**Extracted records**
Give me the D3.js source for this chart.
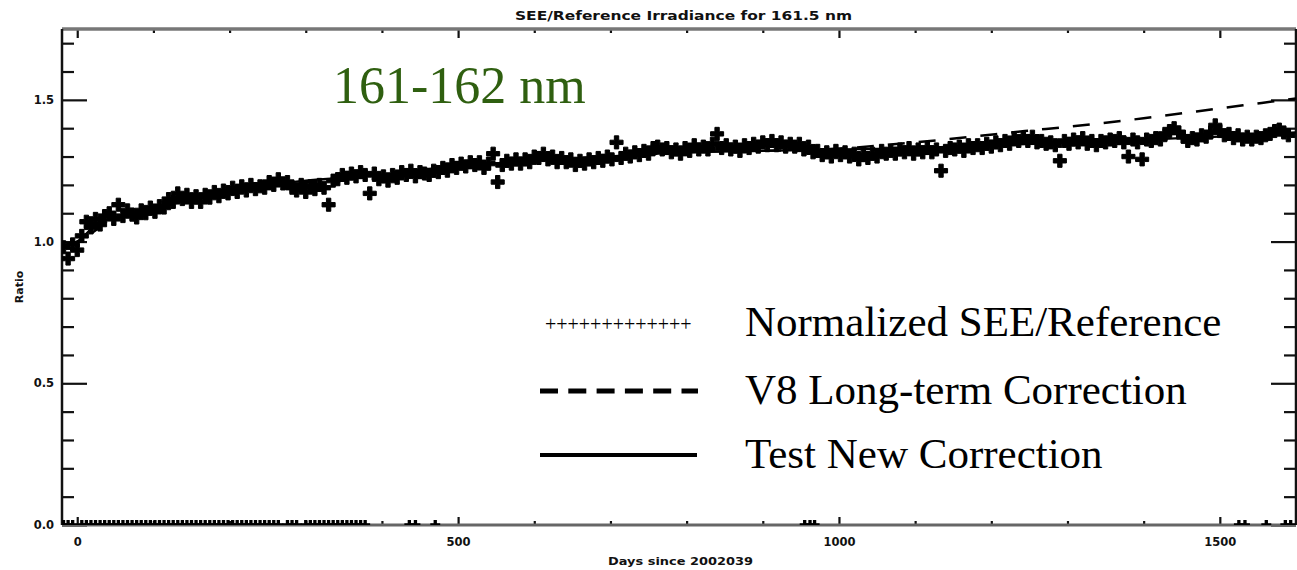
<!DOCTYPE html>
<html>
<head>
<meta charset="utf-8">
<script src="https://cdn.jsdelivr.net/npm/d3@7"></script>
<style>
  body { margin: 0; background: #fff; }
  svg { display: block; }
</style>
</head>
<body>
<svg></svg>
<script>
// ratio samples, one every 6 days starting at day -18
const dayStart = -18;
const dayStep = 6;
const ratioValues = [
  0.98, 0.94, 0.99, 0.97, 1.02, 1.07, 1.05, 1.08, 1.06, 1.09,
  1.10, 1.08, 1.13, 1.09, 1.11, 1.095, 1.085, 1.11, 1.10, 1.12,
  1.105, 1.125, 1.12, 1.15, 1.14, 1.17, 1.15, 1.165, 1.14, 1.16,
  1.14, 1.165, 1.155, 1.175, 1.16, 1.18, 1.17, 1.19, 1.175, 1.195,
  1.18, 1.20, 1.185, 1.195, 1.19, 1.21, 1.20, 1.22, 1.205, 1.21,
  1.19, 1.18, 1.20, 1.175, 1.195, 1.185, 1.20, 1.19, 1.13, 1.215,
  1.22, 1.235, 1.225, 1.24, 1.23, 1.245, 1.235, 1.17, 1.24, 1.22,
  1.23, 1.215, 1.235, 1.225, 1.245, 1.235, 1.25, 1.23, 1.245, 1.24,
  1.235, 1.25, 1.245, 1.26, 1.25, 1.27, 1.26, 1.275, 1.265, 1.28,
  1.27, 1.28, 1.26, 1.275, 1.31, 1.21, 1.27, 1.285, 1.275, 1.29,
  1.275, 1.29, 1.28, 1.30, 1.295, 1.31, 1.29, 1.30, 1.28, 1.295,
  1.28, 1.29, 1.27, 1.285, 1.275, 1.29, 1.28, 1.295, 1.285, 1.30,
  1.29, 1.35, 1.295, 1.31, 1.30, 1.315, 1.305, 1.32, 1.31, 1.33,
  1.335, 1.325, 1.33, 1.315, 1.325, 1.31, 1.33, 1.32, 1.34, 1.325,
  1.335, 1.325, 1.345, 1.38, 1.33, 1.34, 1.325, 1.335, 1.32, 1.34,
  1.33, 1.345, 1.335, 1.35, 1.34, 1.355, 1.34, 1.35, 1.335, 1.345,
  1.335, 1.345, 1.325, 1.335, 1.315, 1.32, 1.305, 1.315, 1.30, 1.32,
  1.305, 1.315, 1.30, 1.31, 1.29, 1.305, 1.295, 1.31, 1.30, 1.32,
  1.31, 1.32, 1.31, 1.325, 1.315, 1.33, 1.31, 1.325, 1.315, 1.33,
  1.315, 1.325, 1.25, 1.32, 1.33, 1.325, 1.335, 1.32, 1.34, 1.33,
  1.34, 1.33, 1.345, 1.335, 1.35, 1.34, 1.355, 1.345, 1.365, 1.355,
  1.365, 1.355, 1.37, 1.35, 1.355, 1.345, 1.35, 1.34, 1.285, 1.355,
  1.345, 1.36, 1.35, 1.365, 1.345, 1.355, 1.34, 1.355, 1.35, 1.36,
  1.355, 1.365, 1.35, 1.30, 1.36, 1.35, 1.29, 1.36, 1.355, 1.365,
  1.36, 1.38, 1.39, 1.40, 1.385, 1.37, 1.355, 1.365, 1.36, 1.375,
  1.37, 1.385, 1.41, 1.39, 1.375, 1.38, 1.365, 1.375, 1.36, 1.37,
  1.36, 1.37, 1.365, 1.375, 1.38, 1.39, 1.395, 1.385, 1.375
];

// days where the ratio came out as zero (drawn on the x axis)
const zeroDays = [
  -18, -12, -6, 6, 12, 18, 24, 30, 36, 42, 48, 54, 60, 66, 72, 78, 84, 90,
  96, 102, 108, 114, 120, 126, 132, 138, 144, 150, 156, 162, 168, 174, 180,
  186, 192, 198, 204, 210, 216, 222, 228, 234, 240, 246, 252, 258, 264, 276,
  282, 288, 300, 306, 312, 318, 324, 330, 336, 342, 348, 354, 360, 366, 372,
  378, 436, 444, 470, 955, 962, 968, 1525, 1533, 1561, 1586, 1593
];

// V8 long-term correction
const v8Days = [-18, 0, 50, 100, 200, 300, 400, 500, 600, 700, 800, 900, 1000, 1050, 1100, 1168, 1244, 1300, 1400, 1500, 1600];
const v8Ratio = [0.985, 1.0, 1.085, 1.12, 1.175, 1.21, 1.24, 1.265, 1.285, 1.30, 1.315, 1.32, 1.328, 1.338, 1.35, 1.368, 1.39, 1.405, 1.435, 1.47, 1.505];

// test new correction
const newDays = [-18, 0, 25, 50, 100, 150, 200, 250, 300, 350, 400, 500, 600, 700, 800, 900, 1000, 1100, 1200, 1300, 1400, 1500, 1600];
const newRatio = [0.985, 1.0, 1.06, 1.085, 1.115, 1.15, 1.175, 1.20, 1.215, 1.225, 1.235, 1.265, 1.285, 1.30, 1.315, 1.32, 1.325, 1.33, 1.34, 1.35, 1.36, 1.37, 1.385];

const xMajorTicks = [0, 500, 1000, 1500];
const xMinorTicks = [100, 200, 300, 400, 600, 700, 800, 900, 1100, 1200, 1300, 1400, 1600];
const yMajorTicks = [0, 0.5, 1.0, 1.5];
const yMinorTicks = [0.1, 0.2, 0.3, 0.4, 0.6, 0.7, 0.8, 0.9, 1.1, 1.2, 1.3, 1.4, 1.6, 1.7];

const legendItems = ["Normalized SEE/Reference", "V8 Long-term Correction", "Test New Correction"];

const drawChart = () => {
  const svg = d3.select("svg").attr("width", 1297).attr("height", 570);

  const margin = { top: 29, right: 1, bottom: 45, left: 62 };
  const width = +svg.attr("width");
  const height = +svg.attr("height");
  const innerWidth = width - margin.left - margin.right;
  const innerHeight = height - margin.top - margin.bottom;

  const xScale = d3.scaleLinear().domain([-20, 1600]).range([0, innerWidth]);
  const yScale = d3.scaleLinear().domain([0, 1.75]).range([innerHeight, 0]);

  const g = svg.append("g").attr("transform", `translate(${margin.left}, ${margin.top})`);

  g.append("clipPath")
    .attr("id", "plot-clip")
    .append("rect")
    .attr("width", innerWidth)
    .attr("height", innerHeight);

  const tickFont = "DejaVu Sans, sans-serif";

  //Bottom axis
  const bottom = g.append("g")
    .attr("transform", `translate(0, ${innerHeight})`)
    .call(d3.axisBottom(xScale).tickValues(xMajorTicks).tickSize(-8).tickPadding(13).tickFormat(d3.format("d")));
  bottom.append("g").call(d3.axisBottom(xScale).tickValues(xMinorTicks).tickSize(-4).tickFormat(""));

  //Top axis
  const top = g.append("g")
    .call(d3.axisTop(xScale).tickValues(xMajorTicks).tickSize(-9).tickFormat(""));
  top.append("g").call(d3.axisTop(xScale).tickValues(xMinorTicks).tickSize(-4).tickFormat(""));

  //Left axis
  const left = g.append("g")
    .call(d3.axisLeft(yScale).tickValues(yMajorTicks).tickSize(-25).tickPadding(8).tickFormat(d3.format(".1f")));
  left.append("g").call(d3.axisLeft(yScale).tickValues(yMinorTicks).tickSize(-12).tickFormat(""));

  //Right axis
  const right = g.append("g")
    .attr("transform", `translate(${innerWidth}, 0)`)
    .call(d3.axisRight(yScale).tickValues(yMajorTicks).tickSize(-25).tickFormat(""));
  right.append("g").call(d3.axisRight(yScale).tickValues(yMinorTicks).tickSize(-12).tickFormat(""));

  g.selectAll(".domain").remove();
  g.selectAll(".tick line").attr("stroke", "#111").attr("stroke-width", 2.2);
  g.selectAll(".tick text")
    .attr("fill", "#111")
    .style("font-family", tickFont)
    .style("font-weight", "bold")
    .style("font-size", "11.5px");

  //Frame
  g.append("line").attr("x1", 0).attr("x2", innerWidth).attr("y1", 0).attr("y2", 0)
    .attr("stroke", "#777").attr("stroke-width", 3.5);
  g.append("line").attr("x1", 0).attr("x2", innerWidth).attr("y1", innerHeight).attr("y2", innerHeight)
    .attr("stroke", "#666").attr("stroke-width", 3);
  g.append("line").attr("x1", 0).attr("x2", 0).attr("y1", 0).attr("y2", innerHeight)
    .attr("stroke", "#111").attr("stroke-width", 2.5);
  g.append("line").attr("x1", innerWidth).attr("x2", innerWidth).attr("y1", 0).attr("y2", innerHeight)
    .attr("stroke", "#111").attr("stroke-width", 2.5);

  const plot = g.append("g").attr("clip-path", "url(#plot-clip)");

  //Data points
  const dataset = ratioValues.map((v, i) => [dayStart + i * dayStep, v]);
  const cross = d3.symbol().type(d3.symbolCross).size(95);
  const smallCross = d3.symbol().type(d3.symbolCross).size(55);

  plot.selectAll(".pt")
    .data(dataset)
    .enter()
    .append("path")
    .attr("class", "pt")
    .attr("d", cross)
    .attr("transform", (d) => `translate(${xScale(d[0])}, ${yScale(d[1])})`)
    .attr("fill", "#000")
    .attr("stroke", "#000")
    .attr("stroke-width", 1)
    .attr("stroke-linejoin", "round");

  plot.selectAll(".zero")
    .data(zeroDays)
    .enter()
    .append("path")
    .attr("class", "zero")
    .attr("d", smallCross)
    .attr("transform", (d) => `translate(${xScale(d)}, ${yScale(0)})`)
    .attr("fill", "#000");

  //Correction curves
  const line = d3.line()
    .x((d) => xScale(d[0]))
    .y((d) => yScale(d[1]))
    .curve(d3.curveMonotoneX);

  plot.append("path")
    .datum(v8Days.map((d, i) => [d, v8Ratio[i]]))
    .attr("d", line)
    .attr("fill", "none")
    .attr("stroke", "#000")
    .attr("stroke-width", 2.5)
    .attr("stroke-dasharray", "17,14");

  plot.append("path")
    .datum(newDays.map((d, i) => [d, newRatio[i]]))
    .attr("d", line)
    .attr("fill", "none")
    .attr("stroke", "#000")
    .attr("stroke-width", 2.2);

  //Title and axis labels
  svg.append("text")
    .attr("x", 515)
    .attr("y", 20)
    .attr("textLength", 337)
    .attr("lengthAdjust", "spacingAndGlyphs")
    .style("font-family", tickFont)
    .style("font-weight", "bold")
    .style("font-size", "12px")
    .attr("fill", "#111")
    .text("SEE/Reference Irradiance for 161.5 nm");

  svg.append("text")
    .attr("x", 608)
    .attr("y", 565)
    .attr("textLength", 145)
    .attr("lengthAdjust", "spacingAndGlyphs")
    .style("font-family", tickFont)
    .style("font-weight", "bold")
    .style("font-size", "11px")
    .attr("fill", "#111")
    .text("Days since 2002039");

  svg.append("text")
    .attr("transform", "translate(23, 287) rotate(-90)")
    .attr("text-anchor", "middle")
    .style("font-family", tickFont)
    .style("font-weight", "bold")
    .style("font-size", "11px")
    .attr("fill", "#111")
    .text("Ratio");

  //Band annotation
  svg.append("text")
    .attr("x", 333)
    .attr("y", 103)
    .style("font-family", "Liberation Serif, Times New Roman, serif")
    .style("font-size", "52px")
    .attr("fill", "#2f5f10")
    .text("161-162 nm");

  //Legend
  const legend = svg.append("g");
  const serif = "Liberation Serif, Times New Roman, serif";

  legend.append("text")
    .attr("x", 545)
    .attr("y", 331)
    .style("font-family", serif)
    .style("font-size", "20px")
    .attr("fill", "#000")
    .text("+++++++++++++");

  legend.append("line")
    .attr("x1", 540).attr("x2", 698).attr("y1", 391).attr("y2", 391)
    .attr("stroke", "#000").attr("stroke-width", 5)
    .attr("stroke-dasharray", "18,10.3");

  legend.append("line")
    .attr("x1", 540).attr("x2", 697).attr("y1", 455).attr("y2", 455)
    .attr("stroke", "#000").attr("stroke-width", 4);

  legend.selectAll(".legend-label")
    .data(legendItems)
    .enter()
    .append("text")
    .attr("class", "legend-label")
    .attr("x", 745)
    .attr("y", (d, i) => [336, 404, 468][i])
    .style("font-family", serif)
    .style("font-size", "43px")
    .attr("fill", "#000")
    .text((d) => d);
};

document.addEventListener("DOMContentLoaded", drawChart);
</script>
</body>
</html>
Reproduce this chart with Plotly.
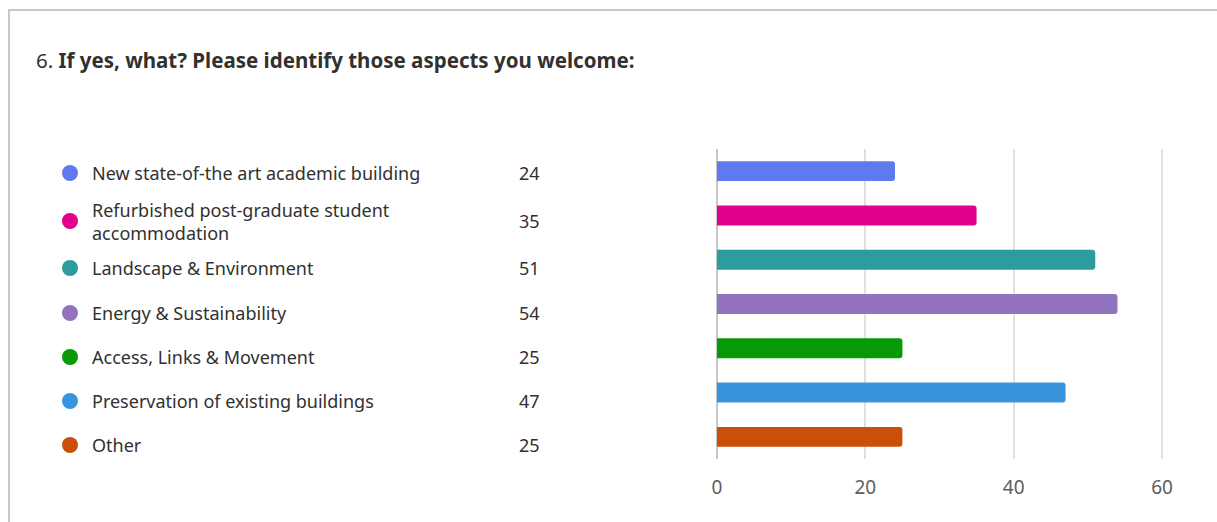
import plotly.graph_objects as go

# Survey answers: option text, response counts, bar colours
options = [
    "New state-of-the art academic building",
    "Refurbished post-graduate student<br>accommodation",
    "Landscape & Environment",
    "Energy & Sustainability",
    "Access, Links & Movement",
    "Preservation of existing buildings",
    "Other",
]
counts = [24, 35, 51, 54, 25, 47, 25]
colors = ["#6079EE", "#E3008C", "#2C9C9F", "#9173BE", "#069A06", "#3895DD", "#C94F0A"]
tick_values = [0, 20, 40, 60]

W, H = 1217, 522
TEXT = "#323130"
FONT = "Noto Sans"

# Pixel layout of the card
row_y = [173, 221, 268, 313, 357, 401, 445]   # legend row centres
dot_x, label_x, count_x = 70, 90, 542
plot_left, plot_right = 717, 1190
plot_top, plot_bottom = 149, 459
px_per_unit = (1162 - 717) / 60
x_max = (plot_right - plot_left) / px_per_unit

fig = go.Figure()

fig.add_trace(go.Bar(
    y=options, x=counts, orientation="h",
    marker=dict(color=colors, line=dict(width=0), cornerradius=3),
    xaxis="x", yaxis="y", showlegend=False, hoverinfo="x+y",
))

# Legend dots on a pixel-space axis pair spanning the whole figure
fig.add_trace(go.Scatter(
    x=[dot_x] * len(options), y=row_y, mode="markers",
    marker=dict(size=16, color=colors, line=dict(width=0)),
    xaxis="x2", yaxis="y2", showlegend=False, hoverinfo="skip",
))

annotations = []
for opt, n, yy in zip(options, counts, row_y):
    annotations.append(dict(
        x=label_x, y=yy, xref="x2", yref="y2", text=opt, showarrow=False,
        xanchor="left", yanchor="middle", align="left",
        font=dict(family=FONT, size=18, color=TEXT),
    ))
    annotations.append(dict(
        x=count_x, y=yy, xref="x2", yref="y2", text=str(n), showarrow=False,
        xanchor="right", yanchor="middle",
        font=dict(family=FONT, size=18, color=TEXT),
    ))

annotations.append(dict(
    x=34, y=60, xref="x2", yref="y2", showarrow=False,
    xanchor="left", yanchor="middle",
    text="6. <b>If yes, what? Please identify those aspects you welcome:</b>",
    font=dict(family=FONT, size=20.5, color=TEXT),
))

fig.update_layout(
    width=W, height=H,
    margin=dict(l=0, r=0, t=0, b=0),
    paper_bgcolor="white", plot_bgcolor="rgba(0,0,0,0)",
    bargap=0.55,
    xaxis=dict(
        domain=[plot_left / W, plot_right / W], range=[0, x_max],
        tickvals=tick_values, showgrid=True, gridcolor="#E1E1E1", gridwidth=1.5,
        zeroline=True, zerolinecolor="#C8C8C8", zerolinewidth=2,
        showline=False, ticks="", automargin=False, ticklabelstandoff=15,
        tickfont=dict(family=FONT, size=19, color="#605E5C"),
        anchor="y",
    ),
    yaxis=dict(
        domain=[1 - plot_bottom / H, 1 - plot_top / H],
        autorange="reversed", showticklabels=False, showgrid=False,
        zeroline=False, ticks="", automargin=False, anchor="x",
    ),
    xaxis2=dict(domain=[0, 1], range=[0, W], visible=False, fixedrange=True,
                anchor="y2"),
    yaxis2=dict(domain=[0, 1], range=[H, 0], visible=False, fixedrange=True,
                anchor="x2"),
    annotations=annotations,
    shapes=[dict(
        type="path", xref="x2", yref="y2",
        path=f"M 9 {H} L 9 10 L {W} 10",
        line=dict(color="#C8C8C8", width=2),
    )],
)

fig.write_html("out.html")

**To be done**
Extract exactly the lines running from the line containing "Reproduce this chart with Plotly." to the line containing "import plotly.graph_objects as go", with both end lines included and all pictures left out.

**Reply to the task**
Reproduce this chart with Plotly.
import plotly.graph_objects as go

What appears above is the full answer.